Sam Houston was a big, strong man, but some of his biographies say that he was afraid of the dark. He also became governor of two American states even though he seemed to prefer Native American culture over white culture.

The room in which Sam Houston once taught school

Houston was born in 1793 and grew up in Maryville. When he was a teenager, he ran away from home to live with the Cherokee Indians on Hiwassee Island, located in Meigs County. He stayed there for about three years and was given the name “The Raven” by a Cherokee chief. Young Sam later came back to white society and, for a while, taught at a one-room schoolhouse (which is still standing in Blount County.)

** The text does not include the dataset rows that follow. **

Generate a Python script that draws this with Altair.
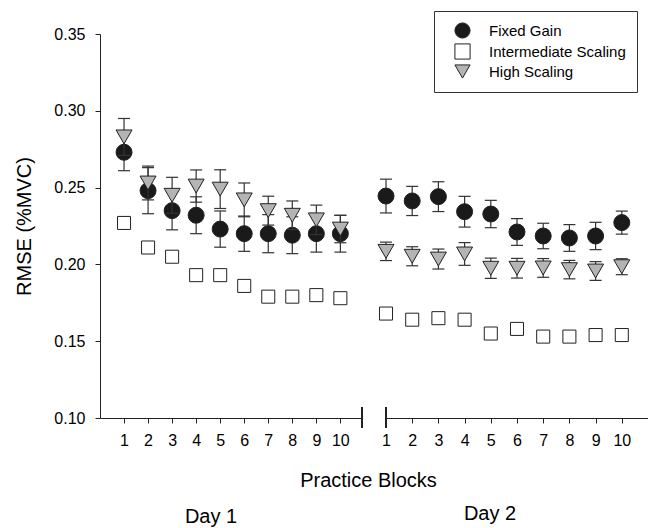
import altair as alt
import pandas as pd

blocks = [1, 2, 3, 4, 5, 6, 7, 8, 9, 10]
groups = ["Fixed Gain", "Intermediate Scaling", "High Scaling"]
days = ["Day 1", "Day 2"]

# Day 1
fg_d1 = [0.273, 0.248, 0.235, 0.232, 0.223, 0.220, 0.220, 0.219, 0.220, 0.220]
fg_d1_se = [0.012, 0.015, 0.0125, 0.012, 0.0118, 0.0115, 0.0124, 0.012, 0.012, 0.012]
is_d1 = [0.227, 0.211, 0.205, 0.193, 0.193, 0.186, 0.179, 0.179, 0.180, 0.178]
is_d1_se = [0.004, 0.003, 0.003, 0.003, 0.003, 0.003, 0.003, 0.003, 0.003, 0.003]
hs_d1 = [0.283, 0.253, 0.245, 0.251, 0.249, 0.242, 0.235, 0.232, 0.229, 0.223]
hs_d1_se = [0.012, 0.011, 0.0117, 0.0105, 0.0126, 0.011, 0.0094, 0.0093, 0.0096, 0.0089]

# Day 2
fg_d2 = [0.2445, 0.2413, 0.2441, 0.2343, 0.2328, 0.2211, 0.2185, 0.2172, 0.2185, 0.2272]
fg_d2_se = [0.011, 0.0095, 0.0097, 0.010, 0.0089, 0.0087, 0.0083, 0.0087, 0.0089, 0.0075]
is_d2 = [0.168, 0.164, 0.165, 0.164, 0.155, 0.158, 0.153, 0.153, 0.154, 0.154]
is_d2_se = [0.003, 0.003, 0.003, 0.003, 0.003, 0.003, 0.003, 0.003, 0.003, 0.003]
hs_d2 = [0.2085, 0.2053, 0.2035, 0.2068, 0.1975, 0.1975, 0.1977, 0.1966, 0.1957, 0.1985]
hs_d2_se = [0.006, 0.0062, 0.0065, 0.0074, 0.0066, 0.0064, 0.0061, 0.006, 0.0061, 0.0052]

y_ticks = [0.10, 0.15, 0.20, 0.25, 0.30, 0.35]

series = {
    ("Day 1", "Fixed Gain"): (fg_d1, fg_d1_se),
    ("Day 1", "Intermediate Scaling"): (is_d1, is_d1_se),
    ("Day 1", "High Scaling"): (hs_d1, hs_d1_se),
    ("Day 2", "Fixed Gain"): (fg_d2, fg_d2_se),
    ("Day 2", "Intermediate Scaling"): (is_d2, is_d2_se),
    ("Day 2", "High Scaling"): (hs_d2, hs_d2_se),
}
rows = []
for (day, grp), (vals, ses) in series.items():
    for b, v, s in zip(blocks, vals, ses):
        rows.append({"day": day, "block": b, "group": grp, "value": v,
                     "lo": v - s, "hi": v + s})
df = pd.DataFrame(rows)

FONT = "Liberation Sans"
AX = "#222222"
EB = "#333333"
W, H = 262, 384

yscale = alt.Scale(domain=[0.10, 0.35], nice=False, zero=False)
color_scale = alt.Scale(domain=groups, range=["#1a1a1a", "#ffffff", "#b4b4b4"])
shape_scale = alt.Scale(domain=groups, range=["circle", "square", "triangle-down"])
legend = alt.Legend(title=None, orient="none", legendX=334, legendY=-23,
                    padding=11, symbolOffset=9, labelOffset=18, rowPadding=0,
                    strokeColor="#333333", fillColor="white", symbolSize=230,
                    symbolStrokeColor="#222222", symbolStrokeWidth=1,
                    labelFontSize=15, labelColor="black", labelFont=FONT)
sizes = {"Fixed Gain": 256, "Intermediate Scaling": 170, "High Scaling": 256}
no_frame = alt.ViewBackground(stroke="transparent", strokeWidth=0, strokeOpacity=0)


def make_panel(day, xdomain, xaxis, yaxis, title, break_x):
    base = alt.Chart(df[df["day"] == day])
    xenc = alt.X("block:Q", scale=alt.Scale(domain=xdomain, nice=False, zero=False), axis=xaxis)

    def yenc(f):
        return alt.Y(f"{f}:Q", scale=yscale, axis=yaxis)

    layers = []
    for g in ["Intermediate Scaling", "Fixed Gain", "High Scaling"]:
        sub = base.transform_filter(alt.datum.group == g)
        layers.append(sub.mark_rule(color=EB, strokeWidth=1.2).encode(
            x=xenc, y=yenc("lo"), y2="hi:Q"))
        for f in ["lo", "hi"]:
            layers.append(sub.mark_tick(orient="horizontal", size=12, thickness=1.2,
                                        color=EB, opacity=1).encode(x=xenc, y=yenc(f)))
        layers.append(sub.mark_point(filled=True, size=sizes[g], stroke="#222222",
                                     strokeWidth=1, opacity=1).encode(
            x=xenc, y=yenc("value"),
            color=alt.Color("group:N", scale=color_scale, legend=legend),
            shape=alt.Shape("group:N", scale=shape_scale, legend=legend)))
    brk = base.mark_rule(color=AX, strokeWidth=1).encode(
        x=alt.value(break_x), y=alt.value(H - 11), y2=alt.value(H + 10))
    layers.append(brk)
    return alt.layer(*layers).properties(width=W, height=H, title=title, view=no_frame)


common_x = dict(values=blocks, format="d", grid=False, domainColor=AX, tickColor=AX,
                tickSize=5, labelFontSize=16, labelPadding=9, labelColor="black",
                labelFont=FONT, labelFlush=False, labelOverlap=False)

x1 = alt.Axis(title="Practice Blocks", titleX=268, titleY=62, titleAlign="center",
              titleBaseline="middle", titleFontSize=20, titleFontWeight="normal",
              titleColor="black", titleFont=FONT, **common_x)
x2 = alt.Axis(title=None, **common_x)
y1 = alt.Axis(values=y_ticks, format=".2f", grid=False, domainColor=AX, tickColor=AX,
              tickSize=5, labelFontSize=16, labelPadding=10, labelColor="black",
              labelFont=FONT, title="RMSE (%MVC)", titleFontSize=20,
              titleFontWeight="normal", titleColor="black", titleFont=FONT,
              titleX=-76, titleY=H / 2, titleBaseline="middle", titleAlign="center",
              titleAngle=270)

t1 = alt.TitleParams("Day 1", orient="bottom", fontSize=20, fontWeight="normal",
                     font=FONT, color="black", frame="group", anchor="middle",
                     dx=-20, offset=17)
t2 = alt.TitleParams("Day 2", orient="bottom", fontSize=20, fontWeight="normal",
                     font=FONT, color="black", frame="group", anchor="middle",
                     dx=-27, offset=56)

p1 = make_panel("Day 1", [0, 10.9], x1, y1, t1, W)
p2 = make_panel("Day 2", [1, 11], x2, None, t2, 0)

chart = alt.hconcat(p1, p2, spacing=24, bounds="flush").resolve_scale(
    x="independent"
).properties(
    padding={"left": 14, "top": 10, "right": 0, "bottom": 0}
).configure_view(stroke="transparent", strokeWidth=0, strokeOpacity=0).configure(
    font=FONT, background="white")

chart.save("out.html", embed_options={"renderer": "svg", "actions": False})
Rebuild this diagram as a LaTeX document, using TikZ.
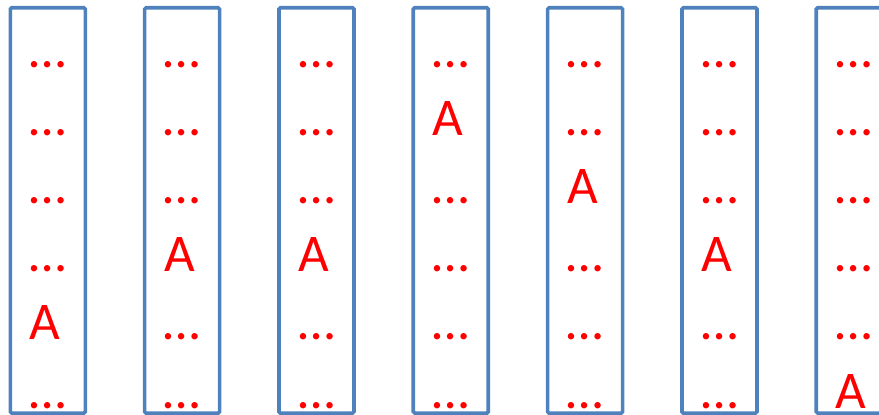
\documentclass[tikz,border=0pt]{standalone}
\usepackage{fontspec}
\setmainfont{Carlito}
\definecolor{boxblue}{RGB}{79,129,189}
\definecolor{txtred}{RGB}{255,0,0}
\begin{document}
\begin{tikzpicture}[x=1pt,y=1pt,
  colbox/.style={draw=boxblue,line width=3.6pt,rounded corners=1.5pt,minimum width=75pt,minimum height=405.5pt,inner sep=0pt,outer sep=0pt,anchor=north west},
  cell/.style={text=txtred,font=\fontsize{53}{60}\selectfont,anchor=base,inner sep=0pt}]
\useasboundingbox (0,0) rectangle (879,-415);
\foreach \c/\a in {1/5,2/4,3/4,4/2,5/3,6/4,7/6}{
  \pgfmathsetmacro{\lx}{10.3+134.33*(\c-1)}
  \pgfmathsetmacro{\cx}{\lx+37.5}
  \pgfmathsetmacro{\ax}{\cx-2.5}
  \node[colbox] (box\c) at (\lx,-7.7) {};
  \foreach \r in {1,...,6}{
    \pgfmathsetmacro{\by}{-(67+68.2*(\r-1))}
    \ifnum\r=\a
      \node[cell] (t\c-\r) at (\ax,\by) {A};
    \else
      \node[cell] (t\c-\r) at (\cx,\by) {…};
    \fi
  }
}
\end{tikzpicture}
\end{document}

Horseshoe Bend National Military Park

Sam Houston volunteered to fight during the War of 1812. In the Battle of Horseshoe Bend in 1814, he became a hero when he fought on despite an arrow wound in his thigh.

Houston later moved to Lebanon, became a lawyer, and was elected to Congress. With Andrew Jackson’s backing, he became governor of Tennessee. But then, in one of the most shocking things ever to happen in Tennessee politics, Houston resigned as governor and went back to live with the Cherokees.

Then, Houston moved to Texas to fight for the independence of that state. He later became governor of that state as well.

Many places in American are named for Sam Houston–the most important of which is Houston, Texas (the fourth largest city in the United States).

Sam Houston’s name was also the first word ever said from the surface of the moon: “Houston, Tranquility Base here,” Neil Armstrong said. “The eagle has landed.”